- WHAT THIS TASK INVOLVES: Leave out any picture and return the remaining listing below exactly as given.

** Begin **

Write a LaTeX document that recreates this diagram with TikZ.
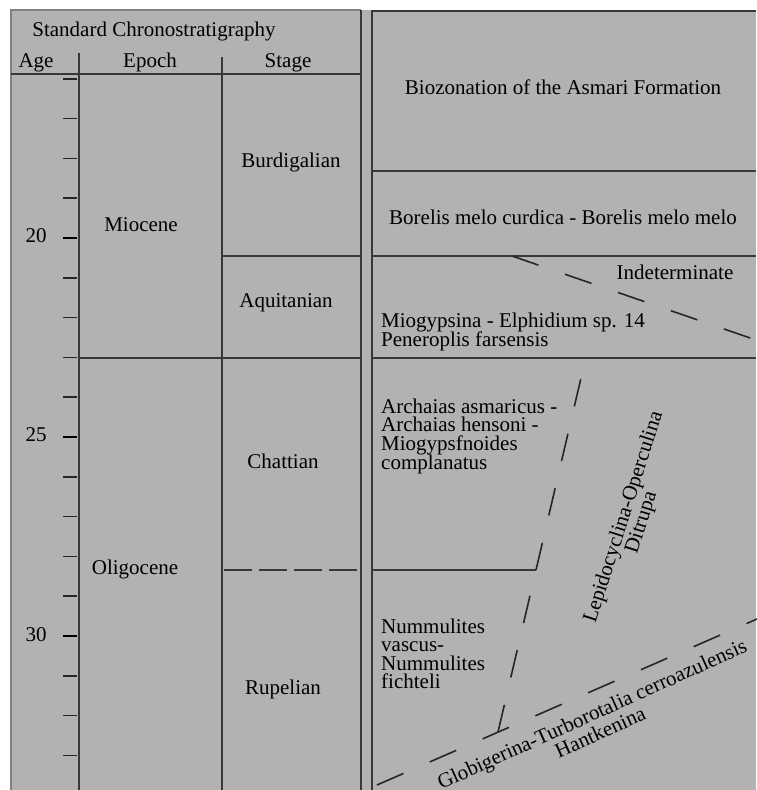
\documentclass[tikz,border=0pt]{standalone}
\usepackage{fontspec}
\setmainfont{Liberation Serif}
\definecolor{bg}{gray}{0.70}
\definecolor{ln}{gray}{0.22}
\definecolor{edge}{gray}{0.50}
\begin{document}
\begin{tikzpicture}[x=1pt,y=-1pt,
  lbl/.style={font=\fontsize{21}{18.7}\selectfont, inner sep=0pt, text=black},
  rule/.style={draw=ln, line width=1.6pt},
  faint/.style={draw=edge, line width=1.4pt},
  dashrule/.style={draw=black!85, line width=1.6pt, dash pattern=on 28pt off 28pt},
  shortdash/.style={draw=ln, line width=1.6pt, dash pattern=on 28pt off 7pt},
  tickmark/.style={draw=black!85, line width=1.6pt},
  bigtick/.style={draw=black, line width=2.8pt}]
\useasboundingbox (0,0) rectangle (756,790);
\fill[bg] (11,10) rectangle (756,790);

% ---------- left panel frame ----------
\coordinate (lTL) at (11,10);
\coordinate (lBL) at (11,790);
\coordinate (lTR) at (361,10);
\coordinate (lBR) at (361,790);
\draw[faint] (lBL) -- (lTL) -- (lTR);
\draw[rule] (lTR) -- (lBR);

% header
\node[lbl, anchor=base] (hdr) at (154,36) {Standard Chronostratigraphy};
\node[lbl, anchor=base] (age) at (36,67) {Age};
\node[lbl, anchor=base] (epoch) at (150,67) {Epoch};
\node[lbl, anchor=base] (stage) at (288,67) {Stage};
\coordinate (hL) at (11,74);
\coordinate (hR) at (361,74);
\draw[rule] (hL) -- (hR);

% column separators
\coordinate (c1t) at (79,53);
\coordinate (c1b) at (79,790);
\coordinate (c2t) at (222,57);
\coordinate (c2b) at (222,790);
\draw[rule] (c1t) -- (c1b);
\draw[rule] (c2t) -- (c2b);

% ticks
\foreach \a in {16,...,33}{
  \pgfmathsetmacro{\yy}{238+(\a-20)*39.8}
  \draw[tickmark] (63,\yy) -- (77,\yy);
}
\foreach \a in {20,25,30}{
  \pgfmathsetmacro{\yy}{238+(\a-20)*39.8}
  \draw[bigtick] (63,\yy) -- (77,\yy);
}
\node[lbl, anchor=base] (a20) at (36,242) {20};
\node[lbl, anchor=base] (a25) at (36,441) {25};
\node[lbl, anchor=base] (a30) at (36,641) {30};

% epochs
\node[lbl, anchor=base] (mioc) at (141,231) {Miocene};
\node[lbl, anchor=base] (olig) at (135,574) {Oligocene};
\coordinate (eL) at (79,358);
\coordinate (eR) at (361,358);
\draw[rule] (eL) -- (eR);

% stages
\node[lbl, anchor=base] (burd) at (291,167) {Burdigalian};
\node[lbl, anchor=base] (aqui) at (286,307) {Aquitanian};
\node[lbl, anchor=base] (chat) at (283,468) {Chattian};
\node[lbl, anchor=base] (rupe) at (283,694) {Rupelian};
\coordinate (s1L) at (222,256);
\coordinate (s1R) at (361,256);
\draw[rule] (s1L) -- (s1R);
\coordinate (s2L) at (224,570);
\coordinate (s2R) at (359,570);
\draw[shortdash] (s2L) -- (s2R);

% ---------- right panel ----------
\coordinate (rTL) at (372,11);
\coordinate (rTR) at (756,11);
\coordinate (rBL) at (372,790);
\draw[rule] (rBL) -- (rTL) -- (rTR);

\node[lbl, anchor=base] (bio) at (563,94) {Biozonation of the Asmari Formation};
\coordinate (r1L) at (372,171);
\coordinate (r1R) at (756,171);
\draw[rule] (r1L) -- (r1R);
\node[lbl, anchor=base] (bor) at (563,224) {Borelis melo curdica - Borelis melo melo};
\coordinate (r2L) at (372,256);
\coordinate (r2R) at (756,256);
\draw[rule] (r2L) -- (r2R);
\node[lbl, anchor=base] (ind) at (675,279) {Indeterminate};
\coordinate (i1) at (512,256);
\coordinate (i2) at (756,340);
\draw[dashrule] (i1) -- (i2);
\node[lbl, anchor=base west] (mio1) at (381,327) {Miogypsina - Elphidium sp. 14};
\node[lbl, anchor=base west] (mio2) at (381,346) {Peneroplis farsensis};
\coordinate (r3L) at (372,358);
\coordinate (r3R) at (756,358);
\draw[rule] (r3L) -- (r3R);

\node[lbl, anchor=base west] (ar1) at (381,413) {Archaias asmaricus -};
\node[lbl, anchor=base west] (ar2) at (381,431.7) {Archaias hensoni -};
\node[lbl, anchor=base west] (ar3) at (381,450.4) {Miogypsfnoides};
\node[lbl, anchor=base west] (ar4) at (381,469.1) {complanatus};

\coordinate (r4L) at (372,570);
\coordinate (k) at (536,570);
\draw[rule] (r4L) -- (k);
\coordinate (ktop) at (581,378);
\coordinate (kbot) at (498,732);
\draw[dashrule] (k) -- (ktop);
\draw[dashrule] (kbot) -- (k);

\node[lbl, anchor=base west] (nu1) at (381,633) {Nummulites};
\node[lbl, anchor=base west] (nu2) at (381,651.5) {vascus-};
\node[lbl, anchor=base west] (nu3) at (381,670) {Nummulites};
\node[lbl, anchor=base west] (nu4) at (381,688.5) {fichteli};

\node[lbl, rotate=72.3, align=center] (lep) at (633,520) {Lepidocyclina-Operculina\\Ditrupa};

\coordinate (g1) at (377,785);
\coordinate (g2) at (757,619);
\draw[dashrule, dash pattern=on 28.8pt off 28.8pt] (g1) -- (g2);
\node[lbl, rotate=24.3, align=center] (glo) at (596,723) {Globigerina-Turborotalia cerroazulensis\\Hantkenina};
\end{tikzpicture}
\end{document}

** End **

- RESULT:
Write a LaTeX document that recreates this diagram with TikZ.
\documentclass[tikz,border=0pt]{standalone}
\usepackage{fontspec}
\setmainfont{Liberation Serif}
\definecolor{bg}{gray}{0.70}
\definecolor{ln}{gray}{0.22}
\definecolor{edge}{gray}{0.50}
\begin{document}
\begin{tikzpicture}[x=1pt,y=-1pt,
  lbl/.style={font=\fontsize{21}{18.7}\selectfont, inner sep=0pt, text=black},
  rule/.style={draw=ln, line width=1.6pt},
  faint/.style={draw=edge, line width=1.4pt},
  dashrule/.style={draw=black!85, line width=1.6pt, dash pattern=on 28pt off 28pt},
  shortdash/.style={draw=ln, line width=1.6pt, dash pattern=on 28pt off 7pt},
  tickmark/.style={draw=black!85, line width=1.6pt},
  bigtick/.style={draw=black, line width=2.8pt}]
\useasboundingbox (0,0) rectangle (756,790);
\fill[bg] (11,10) rectangle (756,790);

% ---------- left panel frame ----------
\coordinate (lTL) at (11,10);
\coordinate (lBL) at (11,790);
\coordinate (lTR) at (361,10);
\coordinate (lBR) at (361,790);
\draw[faint] (lBL) -- (lTL) -- (lTR);
\draw[rule] (lTR) -- (lBR);

% header
\node[lbl, anchor=base] (hdr) at (154,36) {Standard Chronostratigraphy};
\node[lbl, anchor=base] (age) at (36,67) {Age};
\node[lbl, anchor=base] (epoch) at (150,67) {Epoch};
\node[lbl, anchor=base] (stage) at (288,67) {Stage};
\coordinate (hL) at (11,74);
\coordinate (hR) at (361,74);
\draw[rule] (hL) -- (hR);

% column separators
\coordinate (c1t) at (79,53);
\coordinate (c1b) at (79,790);
\coordinate (c2t) at (222,57);
\coordinate (c2b) at (222,790);
\draw[rule] (c1t) -- (c1b);
\draw[rule] (c2t) -- (c2b);

% ticks
\foreach \a in {16,...,33}{
  \pgfmathsetmacro{\yy}{238+(\a-20)*39.8}
  \draw[tickmark] (63,\yy) -- (77,\yy);
}
\foreach \a in {20,25,30}{
  \pgfmathsetmacro{\yy}{238+(\a-20)*39.8}
  \draw[bigtick] (63,\yy) -- (77,\yy);
}
\node[lbl, anchor=base] (a20) at (36,242) {20};
\node[lbl, anchor=base] (a25) at (36,441) {25};
\node[lbl, anchor=base] (a30) at (36,641) {30};

% epochs
\node[lbl, anchor=base] (mioc) at (141,231) {Miocene};
\node[lbl, anchor=base] (olig) at (135,574) {Oligocene};
\coordinate (eL) at (79,358);
\coordinate (eR) at (361,358);
\draw[rule] (eL) -- (eR);

% stages
\node[lbl, anchor=base] (burd) at (291,167) {Burdigalian};
\node[lbl, anchor=base] (aqui) at (286,307) {Aquitanian};
\node[lbl, anchor=base] (chat) at (283,468) {Chattian};
\node[lbl, anchor=base] (rupe) at (283,694) {Rupelian};
\coordinate (s1L) at (222,256);
\coordinate (s1R) at (361,256);
\draw[rule] (s1L) -- (s1R);
\coordinate (s2L) at (224,570);
\coordinate (s2R) at (359,570);
\draw[shortdash] (s2L) -- (s2R);

% ---------- right panel ----------
\coordinate (rTL) at (372,11);
\coordinate (rTR) at (756,11);
\coordinate (rBL) at (372,790);
\draw[rule] (rBL) -- (rTL) -- (rTR);

\node[lbl, anchor=base] (bio) at (563,94) {Biozonation of the Asmari Formation};
\coordinate (r1L) at (372,171);
\coordinate (r1R) at (756,171);
\draw[rule] (r1L) -- (r1R);
\node[lbl, anchor=base] (bor) at (563,224) {Borelis melo curdica - Borelis melo melo};
\coordinate (r2L) at (372,256);
\coordinate (r2R) at (756,256);
\draw[rule] (r2L) -- (r2R);
\node[lbl, anchor=base] (ind) at (675,279) {Indeterminate};
\coordinate (i1) at (512,256);
\coordinate (i2) at (756,340);
\draw[dashrule] (i1) -- (i2);
\node[lbl, anchor=base west] (mio1) at (381,327) {Miogypsina - Elphidium sp. 14};
\node[lbl, anchor=base west] (mio2) at (381,346) {Peneroplis farsensis};
\coordinate (r3L) at (372,358);
\coordinate (r3R) at (756,358);
\draw[rule] (r3L) -- (r3R);

\node[lbl, anchor=base west] (ar1) at (381,413) {Archaias asmaricus -};
\node[lbl, anchor=base west] (ar2) at (381,431.7) {Archaias hensoni -};
\node[lbl, anchor=base west] (ar3) at (381,450.4) {Miogypsfnoides};
\node[lbl, anchor=base west] (ar4) at (381,469.1) {complanatus};

\coordinate (r4L) at (372,570);
\coordinate (k) at (536,570);
\draw[rule] (r4L) -- (k);
\coordinate (ktop) at (581,378);
\coordinate (kbot) at (498,732);
\draw[dashrule] (k) -- (ktop);
\draw[dashrule] (kbot) -- (k);

\node[lbl, anchor=base west] (nu1) at (381,633) {Nummulites};
\node[lbl, anchor=base west] (nu2) at (381,651.5) {vascus-};
\node[lbl, anchor=base west] (nu3) at (381,670) {Nummulites};
\node[lbl, anchor=base west] (nu4) at (381,688.5) {fichteli};

\node[lbl, rotate=72.3, align=center] (lep) at (633,520) {Lepidocyclina-Operculina\\Ditrupa};

\coordinate (g1) at (377,785);
\coordinate (g2) at (757,619);
\draw[dashrule, dash pattern=on 28.8pt off 28.8pt] (g1) -- (g2);
\node[lbl, rotate=24.3, align=center] (glo) at (596,723) {Globigerina-Turborotalia cerroazulensis\\Hantkenina};
\end{tikzpicture}
\end{document}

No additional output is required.